● INFORMATION SHOWN:
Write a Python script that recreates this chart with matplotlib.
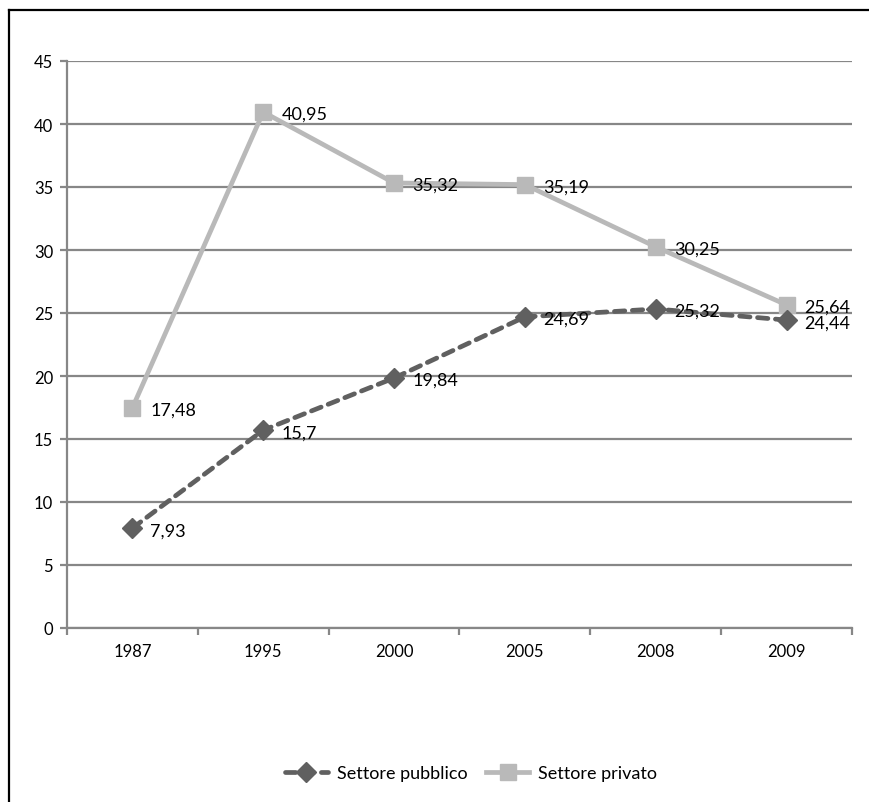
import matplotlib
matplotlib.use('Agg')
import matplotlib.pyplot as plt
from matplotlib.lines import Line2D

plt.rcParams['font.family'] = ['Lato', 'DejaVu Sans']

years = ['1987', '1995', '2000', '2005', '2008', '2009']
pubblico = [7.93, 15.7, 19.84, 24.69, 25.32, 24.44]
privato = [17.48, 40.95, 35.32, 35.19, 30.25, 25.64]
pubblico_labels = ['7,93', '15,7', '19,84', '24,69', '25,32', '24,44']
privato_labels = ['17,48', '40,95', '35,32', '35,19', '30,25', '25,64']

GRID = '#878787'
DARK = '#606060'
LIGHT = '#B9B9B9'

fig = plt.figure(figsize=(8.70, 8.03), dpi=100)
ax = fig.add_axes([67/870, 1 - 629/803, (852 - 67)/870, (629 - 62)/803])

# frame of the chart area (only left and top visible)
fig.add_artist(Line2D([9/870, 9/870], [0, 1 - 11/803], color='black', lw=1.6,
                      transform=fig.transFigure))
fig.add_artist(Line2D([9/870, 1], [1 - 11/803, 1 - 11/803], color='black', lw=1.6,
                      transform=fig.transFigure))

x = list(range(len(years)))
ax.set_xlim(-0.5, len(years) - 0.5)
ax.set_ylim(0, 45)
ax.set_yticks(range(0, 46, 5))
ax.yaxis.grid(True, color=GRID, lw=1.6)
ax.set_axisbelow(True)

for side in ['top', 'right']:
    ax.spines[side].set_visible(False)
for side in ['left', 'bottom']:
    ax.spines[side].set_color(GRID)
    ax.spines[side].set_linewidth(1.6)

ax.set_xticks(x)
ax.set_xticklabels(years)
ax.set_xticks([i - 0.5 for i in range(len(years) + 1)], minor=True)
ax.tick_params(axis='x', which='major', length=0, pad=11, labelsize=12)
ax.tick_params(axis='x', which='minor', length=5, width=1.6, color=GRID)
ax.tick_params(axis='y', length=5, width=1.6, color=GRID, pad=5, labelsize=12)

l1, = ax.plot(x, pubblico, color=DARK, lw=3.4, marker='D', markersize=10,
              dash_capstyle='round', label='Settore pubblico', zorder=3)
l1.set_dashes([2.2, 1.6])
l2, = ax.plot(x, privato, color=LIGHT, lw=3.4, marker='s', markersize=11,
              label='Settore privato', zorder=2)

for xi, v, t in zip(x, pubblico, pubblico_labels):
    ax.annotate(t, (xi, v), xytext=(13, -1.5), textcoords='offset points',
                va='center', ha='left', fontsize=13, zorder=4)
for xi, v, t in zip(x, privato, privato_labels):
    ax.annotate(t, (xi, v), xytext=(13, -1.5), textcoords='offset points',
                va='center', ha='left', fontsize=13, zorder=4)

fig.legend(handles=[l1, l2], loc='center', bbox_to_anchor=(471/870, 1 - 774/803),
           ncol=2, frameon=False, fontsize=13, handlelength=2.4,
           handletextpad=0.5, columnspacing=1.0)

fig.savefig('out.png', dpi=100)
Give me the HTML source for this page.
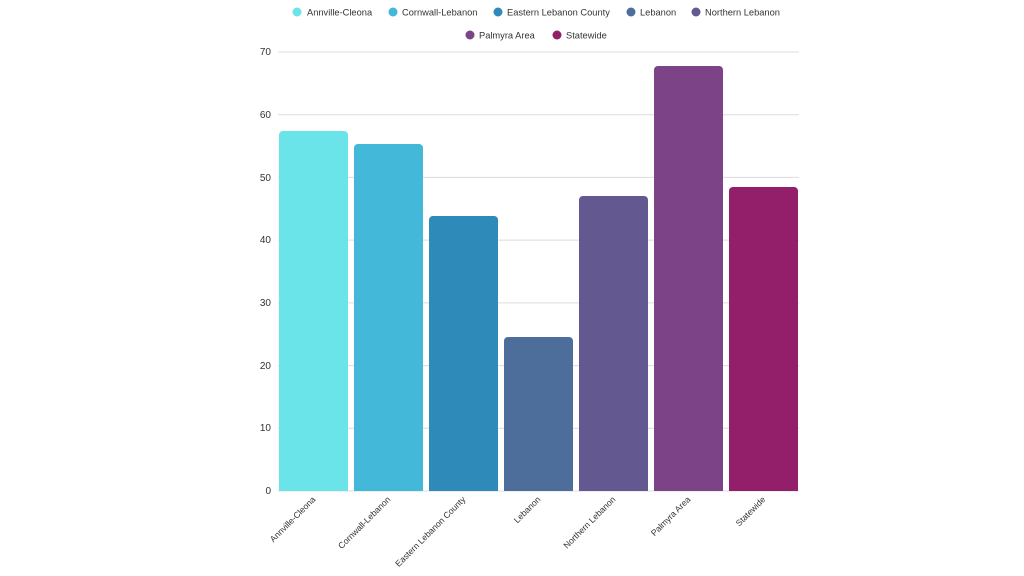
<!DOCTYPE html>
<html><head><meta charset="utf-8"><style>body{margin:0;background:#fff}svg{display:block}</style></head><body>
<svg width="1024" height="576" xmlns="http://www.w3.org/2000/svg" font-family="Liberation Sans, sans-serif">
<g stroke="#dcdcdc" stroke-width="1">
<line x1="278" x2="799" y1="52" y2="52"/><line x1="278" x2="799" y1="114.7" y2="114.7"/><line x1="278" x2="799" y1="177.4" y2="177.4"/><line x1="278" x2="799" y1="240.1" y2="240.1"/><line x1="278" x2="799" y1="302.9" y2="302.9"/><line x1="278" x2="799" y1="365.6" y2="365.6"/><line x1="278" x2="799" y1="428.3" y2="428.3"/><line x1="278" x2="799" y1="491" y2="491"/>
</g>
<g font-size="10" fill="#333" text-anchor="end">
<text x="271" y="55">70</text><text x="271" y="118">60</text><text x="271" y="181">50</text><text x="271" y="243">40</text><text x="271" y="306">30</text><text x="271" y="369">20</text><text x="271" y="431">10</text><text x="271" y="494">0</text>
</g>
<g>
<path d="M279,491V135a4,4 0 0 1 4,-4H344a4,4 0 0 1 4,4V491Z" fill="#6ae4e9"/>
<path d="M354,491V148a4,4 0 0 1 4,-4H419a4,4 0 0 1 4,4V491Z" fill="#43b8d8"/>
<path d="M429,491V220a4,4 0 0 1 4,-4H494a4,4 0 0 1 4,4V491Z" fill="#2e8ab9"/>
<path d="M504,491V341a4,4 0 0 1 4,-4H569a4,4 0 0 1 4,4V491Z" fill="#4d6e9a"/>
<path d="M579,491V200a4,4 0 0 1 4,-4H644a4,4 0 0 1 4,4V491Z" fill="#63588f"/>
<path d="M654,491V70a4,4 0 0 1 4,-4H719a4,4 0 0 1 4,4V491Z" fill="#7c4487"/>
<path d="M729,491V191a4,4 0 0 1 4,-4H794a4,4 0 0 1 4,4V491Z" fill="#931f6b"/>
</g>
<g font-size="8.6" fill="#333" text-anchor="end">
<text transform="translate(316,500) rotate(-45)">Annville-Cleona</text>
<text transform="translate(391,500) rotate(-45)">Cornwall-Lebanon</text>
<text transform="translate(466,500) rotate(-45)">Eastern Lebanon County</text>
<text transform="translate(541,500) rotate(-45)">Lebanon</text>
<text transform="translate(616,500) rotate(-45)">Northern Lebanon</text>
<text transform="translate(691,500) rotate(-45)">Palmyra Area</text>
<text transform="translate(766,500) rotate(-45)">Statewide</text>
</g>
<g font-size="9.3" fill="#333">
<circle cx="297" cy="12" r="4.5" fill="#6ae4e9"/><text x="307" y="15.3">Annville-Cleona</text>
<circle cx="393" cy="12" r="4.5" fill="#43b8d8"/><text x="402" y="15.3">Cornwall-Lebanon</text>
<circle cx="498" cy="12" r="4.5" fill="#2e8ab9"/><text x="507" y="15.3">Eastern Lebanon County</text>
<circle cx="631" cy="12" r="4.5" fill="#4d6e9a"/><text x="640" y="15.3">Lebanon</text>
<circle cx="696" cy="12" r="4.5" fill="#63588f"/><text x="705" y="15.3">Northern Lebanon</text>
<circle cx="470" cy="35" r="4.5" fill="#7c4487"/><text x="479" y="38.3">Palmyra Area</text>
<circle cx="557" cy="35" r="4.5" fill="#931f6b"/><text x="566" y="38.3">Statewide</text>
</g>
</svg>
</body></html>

--

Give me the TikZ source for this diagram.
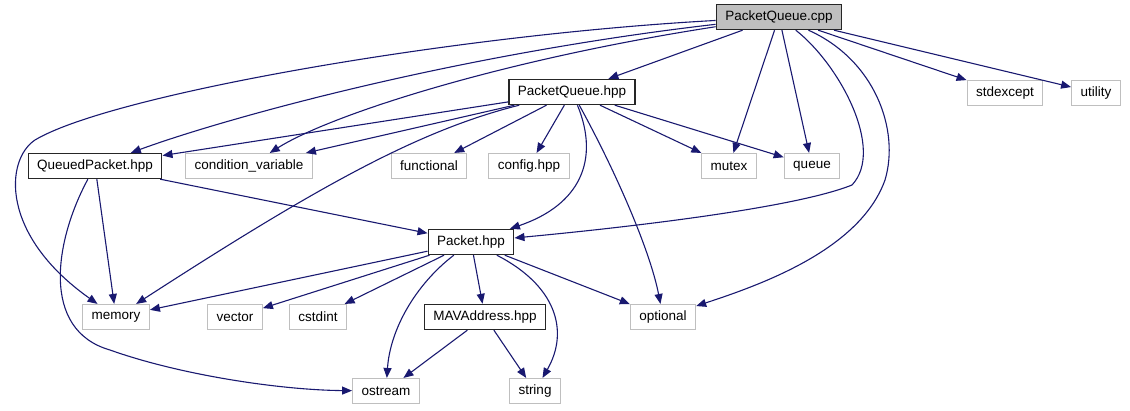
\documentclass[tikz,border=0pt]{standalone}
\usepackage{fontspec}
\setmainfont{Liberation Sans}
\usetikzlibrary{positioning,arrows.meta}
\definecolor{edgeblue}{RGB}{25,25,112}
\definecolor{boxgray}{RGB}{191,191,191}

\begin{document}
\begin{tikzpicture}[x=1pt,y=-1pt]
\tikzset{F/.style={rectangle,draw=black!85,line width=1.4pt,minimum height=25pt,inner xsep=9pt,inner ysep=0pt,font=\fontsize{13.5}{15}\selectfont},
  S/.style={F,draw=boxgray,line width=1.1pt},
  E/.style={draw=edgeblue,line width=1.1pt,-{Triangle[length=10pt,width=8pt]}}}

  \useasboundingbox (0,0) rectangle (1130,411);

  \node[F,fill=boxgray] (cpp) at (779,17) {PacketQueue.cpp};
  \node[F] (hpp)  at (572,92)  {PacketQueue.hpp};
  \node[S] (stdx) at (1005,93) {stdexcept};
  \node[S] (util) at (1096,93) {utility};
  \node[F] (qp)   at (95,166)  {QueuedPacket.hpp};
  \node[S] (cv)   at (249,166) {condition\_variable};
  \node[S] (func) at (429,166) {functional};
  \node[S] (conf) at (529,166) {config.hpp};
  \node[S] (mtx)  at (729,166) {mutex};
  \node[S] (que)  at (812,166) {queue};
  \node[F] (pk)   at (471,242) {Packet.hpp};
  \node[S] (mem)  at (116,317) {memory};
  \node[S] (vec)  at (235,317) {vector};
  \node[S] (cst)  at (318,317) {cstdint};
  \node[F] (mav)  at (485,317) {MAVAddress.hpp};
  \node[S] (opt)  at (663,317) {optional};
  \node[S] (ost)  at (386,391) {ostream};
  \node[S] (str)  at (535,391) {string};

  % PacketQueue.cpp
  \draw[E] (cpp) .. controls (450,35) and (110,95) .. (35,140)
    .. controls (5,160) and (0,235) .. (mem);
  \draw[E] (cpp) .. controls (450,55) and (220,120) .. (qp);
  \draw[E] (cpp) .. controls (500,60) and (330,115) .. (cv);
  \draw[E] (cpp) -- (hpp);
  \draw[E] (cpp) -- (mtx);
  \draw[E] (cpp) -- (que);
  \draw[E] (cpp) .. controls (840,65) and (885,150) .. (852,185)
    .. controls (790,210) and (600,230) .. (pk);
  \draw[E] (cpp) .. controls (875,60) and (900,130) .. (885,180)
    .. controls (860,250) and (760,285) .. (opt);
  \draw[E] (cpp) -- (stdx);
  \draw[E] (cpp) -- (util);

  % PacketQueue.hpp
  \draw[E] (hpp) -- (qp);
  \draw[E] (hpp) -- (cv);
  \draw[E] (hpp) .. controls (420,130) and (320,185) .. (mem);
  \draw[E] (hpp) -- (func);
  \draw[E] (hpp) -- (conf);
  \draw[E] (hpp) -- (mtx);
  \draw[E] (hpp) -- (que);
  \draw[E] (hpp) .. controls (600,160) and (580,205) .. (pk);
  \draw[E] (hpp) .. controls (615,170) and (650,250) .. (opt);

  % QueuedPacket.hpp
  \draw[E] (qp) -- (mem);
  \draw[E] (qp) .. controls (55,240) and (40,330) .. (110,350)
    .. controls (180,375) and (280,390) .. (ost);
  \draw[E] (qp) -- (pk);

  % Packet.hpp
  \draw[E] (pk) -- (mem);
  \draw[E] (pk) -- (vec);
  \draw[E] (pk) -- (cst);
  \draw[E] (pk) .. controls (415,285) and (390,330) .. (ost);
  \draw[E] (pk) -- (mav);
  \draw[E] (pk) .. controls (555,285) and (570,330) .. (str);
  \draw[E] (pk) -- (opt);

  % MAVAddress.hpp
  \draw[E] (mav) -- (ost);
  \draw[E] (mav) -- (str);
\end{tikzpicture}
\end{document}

● EXERCISE DESCRIPTION: What's needed is an exact copy of the records above from the line containing "Write a Python" down to the line containing "plt.rcParams['font.family'] = ['Lato', 'DejaVu", both included, without any pictures.

● WRITTEN SOLUTION:
Write a Python script that recreates this chart with matplotlib.
import matplotlib
matplotlib.use('Agg')
import matplotlib.pyplot as plt
from matplotlib.lines import Line2D

plt.rcParams['font.family'] = ['Lato', 'DejaVu Sans']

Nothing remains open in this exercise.